Pour les immobilisations, le don se traduit par la réalisation d’une plus ou moins value correspondant à la différence entre la valeur vénale du bien appréciée à la date du don et sa valeur nette comptable imposable au taux de droit commun. Il génère aussi une perte déductible au taux de droit commun au titre de l’exercice de réalisation du don (Doc. Adm 4 C 711). Lorsque les entreprises donnent aussi matériel usagé, comme des bureaux déjà amortis au bilan, c’est alors la valeur nette résiduelle qui doit être prise en compte. Pour un bien totalement amorti, la valeur sera nulle.

 

Stéphane Couchoux :

Par ailleurs, l’exercice d’évaluation peut se révéler particulièrement périlleux lorsque l’entreprise donne des biens qui ne figure pas à son bilan comme des archives photographiques, car cela soulève un doute sur l’origine de propriété. Doit-on l’inscrire au bilan préalablement à la donation ? Ou se limiter à une mention à l’annexe ? Ce choix n’est fiscalement pas neutre car, toute sortie d’actif entraîne une potentielle plus-value. Avant de donner un bien, il est donc essentiel de bien estimer le coût fiscal d’une telle opération.

Qui est responsable de l’évaluation des biens donnés ? Il est important de rappeler que dans le cadre du mécénat d’entreprise, l’organisme bénéficiaire du don n’est jamais tenu d’émettre un reçu fiscal (Rescrit N°2009/44 (FE) du 21 juillet 2009). S’il le fait, ou même s’il précise une valorisation dans un échange de mail, il met en jeu sa responsabilité. En effet, aux termes de l’article 1740 A du CGI, tout organisme qui délivre irrégulièrement des certificats, reçus, états ou attestations permettant à un contribuable d’obtenir le bénéfice d’une déduction du revenu ou du bénéfice imposable ou une réduction d’impôt est passible d’une amende fiscale égale à 25 % des sommes indûment mentionnées sur ces documents.
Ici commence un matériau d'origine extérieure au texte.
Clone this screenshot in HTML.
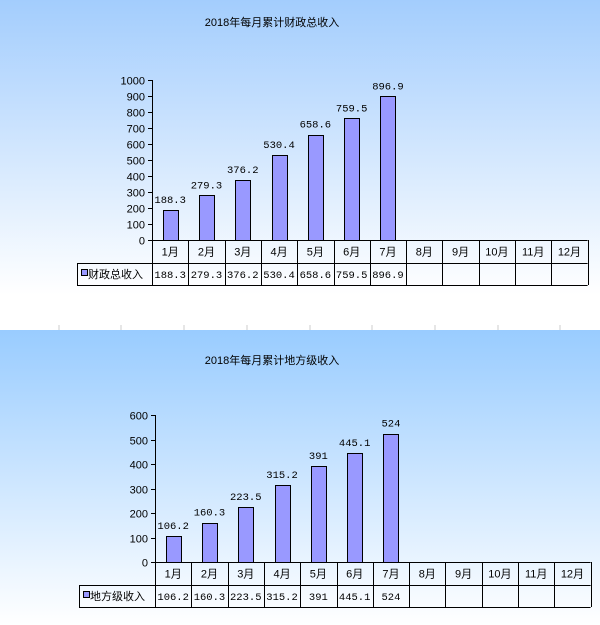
<!DOCTYPE html>
<html><head><meta charset="utf-8"><style>
html,body{margin:0;padding:0;background:#fff;}
svg{display:block;}
text{font-family:"Liberation Sans","Noto Sans CJK SC",sans-serif;font-size:11px;fill:#000;}
.m{font-family:"Liberation Mono","Noto Sans CJK SC",monospace;font-size:10.5px;}
</style></head><body>
<svg width="600" height="625" viewBox="0 0 600 625" xmlns="http://www.w3.org/2000/svg">
<defs>
<linearGradient id="g1" x1="0" y1="0" x2="0" y2="1"><stop offset="0" stop-color="#a3cdfd"/><stop offset="1" stop-color="#ffffff"/></linearGradient>
<linearGradient id="g2" x1="0" y1="0" x2="0" y2="1"><stop offset="0" stop-color="#99ccff"/><stop offset="1" stop-color="#ffffff"/></linearGradient>
</defs>
<rect x="0" y="0" width="600" height="295" fill="url(#g1)"/>
<rect x="0" y="330" width="600" height="295" fill="url(#g2)"/>
<g stroke="#ccc">
<line x1="59" y1="325" x2="59" y2="330"/><line x1="121" y1="325" x2="121" y2="330"/><line x1="184" y1="325" x2="184" y2="330"/><line x1="247" y1="325" x2="247" y2="330"/><line x1="310" y1="325" x2="310" y2="330"/><line x1="372" y1="325" x2="372" y2="330"/><line x1="435" y1="325" x2="435" y2="330"/><line x1="498" y1="325" x2="498" y2="330"/><line x1="560" y1="325" x2="560" y2="330"/>
</g>
<text x="272" y="26" text-anchor="middle" font-size="12">2018年每月累计财政总收入</text>
<text x="272" y="364" text-anchor="middle" font-size="12">2018年每月累计地方级收入</text>
<g id="c1"></g><g id="c2"></g>
</svg>
<script>
function chart(g,ax,y0,ytop,max,step,lx,r1,r2,name,vals){
 var ns="http://www.w3.org/2000/svg",s="";
 var cw=36.3,n=12,h=y0-ytop;
 s+='<line x1="'+ax+'.5" y1="'+ytop+'" x2="'+ax+'.5" y2="'+y0+'" stroke="#000"/>';
 for(var v=0;v<=max;v+=step){var y=Math.round(y0-v/max*h)+.5;
  s+='<line x1="'+(ax-4)+'" y1="'+y+'" x2="'+ax+'" y2="'+y+'" stroke="#000"/>';
  s+='<text x="'+(ax-7)+'" y="'+(y+4)+'" text-anchor="end">'+v+'</text>';}
 var right=ax+cw*n;
 // table
 s+='<g stroke="#000" fill="none">';
 s+='<line x1="'+ax+'" y1="'+(y0+.5)+'" x2="'+right+'" y2="'+(y0+.5)+'"/>';
 s+='<line x1="'+lx+'" y1="'+(r1+.5)+'" x2="'+right+'" y2="'+(r1+.5)+'"/>';
 s+='<line x1="'+lx+'" y1="'+(r2+.5)+'" x2="'+right+'" y2="'+(r2+.5)+'"/>';
 s+='<line x1="'+(lx+.5)+'" y1="'+r1+'" x2="'+(lx+.5)+'" y2="'+r2+'"/>';
 for(var i=0;i<=n;i++){var x=Math.round(ax+i*cw)+.5;s+='<line x1="'+x+'" y1="'+y0+'" x2="'+x+'" y2="'+r2+'"/>';}
 s+='</g>';
 s+='<rect x="'+(lx+4.5)+'" y="'+((r1+r2)/2-4.5)+'" width="6" height="6" fill="#9999ff" stroke="#000"/>';
 s+='<text x="'+(lx+11)+'" y="'+((r1+r2)/2+4)+'">'+name+'</text>';
 for(var i=0;i<n;i++){var cx=ax+i*cw+cw/2;
  s+='<text x="'+cx+'" y="'+((y0+r1)/2+4)+'" text-anchor="middle">'+(i+1)+'月</text>';
  if(i<vals.length){var v=vals[i],bh=v/max*h,by=y0-bh;
   s+='<rect x="'+(Math.round(cx-7.5)+.5)+'" y="'+(Math.round(by)+.5)+'" width="15" height="'+Math.round(bh)+'" fill="#9999ff" stroke="#000"/>';
   s+='<text class="m" x="'+cx+'" y="'+(by-7)+'" text-anchor="middle">'+v+'</text>';
   s+='<text class="m" x="'+cx+'" y="'+((r1+r2)/2+4)+'" text-anchor="middle">'+v+'</text>';}}
 document.getElementById(g).innerHTML=s;
}
chart("c1",152,240,80,1000,100,77,263,285,"财政总收入",[188.3,279.3,376.2,530.4,658.6,759.5,896.9]);
chart("c2",155,562,415,600,100,79,585,607,"地方级收入",[106.2,160.3,223.5,315.2,391,445.1,524]);
</script>
</body></html>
Pour sa part, le contribuable qui se prévaut de ce document n’encourt aucun redressement, sauf si l’administration prouve sa mauvaise foi ou l’existence de manœuvres frauduleuses, comme la collusion avec la personne ou l’organisme ayant délivré l’attestation. De plus, les dirigeants de droit ou de fait en fonction au moment de la délivrance de ces reçus sont solidairement responsables du paiement de l’amende si leur mauvaise foi est établie. Reste que l’organisme ne peut inventer des chiffres, il est donc obligé de s’en tenir aux informations transmises à l’entreprise. En pratique je n’ai vu que dans de très rares cas l’administration contester l’estimation opérée.